The fix is a MAC (Marker-and-Cell) staggered grid:

• $u$ stored at left/right cell faces (staggered in $x$)
• $v$ stored at top/bottom cell faces (staggered in $y$)
• $p$ stored at cell centres

This arrangement means the discrete divergence of velocity and the discrete gradient of pressure are naturally paired — eliminating the instability. The SIMPLE algorithm, which I cover in a companion note, uses this grid by default.

Convergence and Stability

The explicit scheme above is conditionally stable.
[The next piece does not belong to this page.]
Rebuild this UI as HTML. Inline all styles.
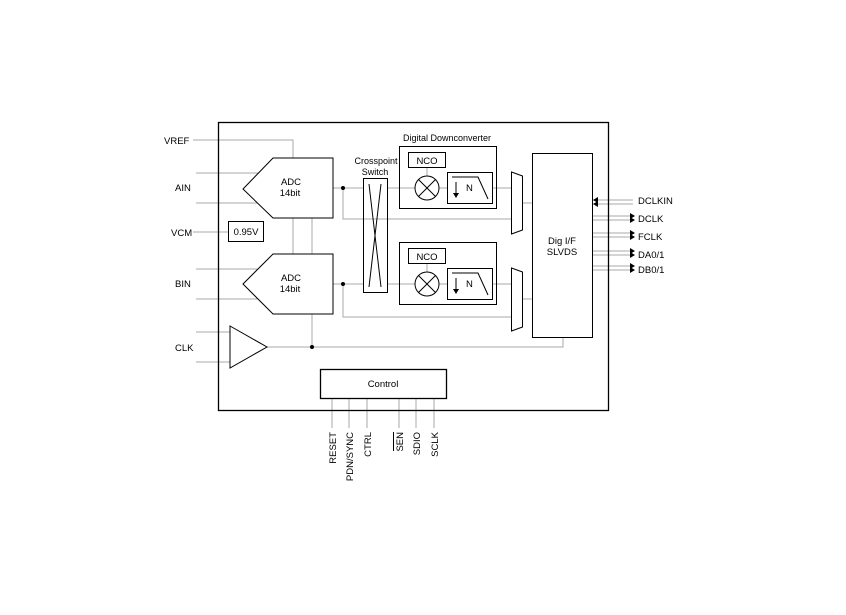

The CFL condition requires:

$$\Delta t \leq \frac{1}{2}\min\!\left(\frac{\Delta x^2}{\nu},\,\frac{\Delta y^2}{\nu}\right)$$

For flows at higher Reynolds number (smaller $\nu$), this forces very small time steps. The SIMPLE algorithm avoids this by treating the pressure implicitly.

What I Learned

Building this solver from scratch — rather than using a black-box tool — exposed something important: the pressure Poisson solve is the computational bottleneck. The elliptic solver (Gauss–Seidel above) converges slowly; in production codes, multigrid methods or conjugate gradient with preconditioning are used instead. This is one of the reasons OpenFOAM uses algebraic multigrid (GAMG) for pressure.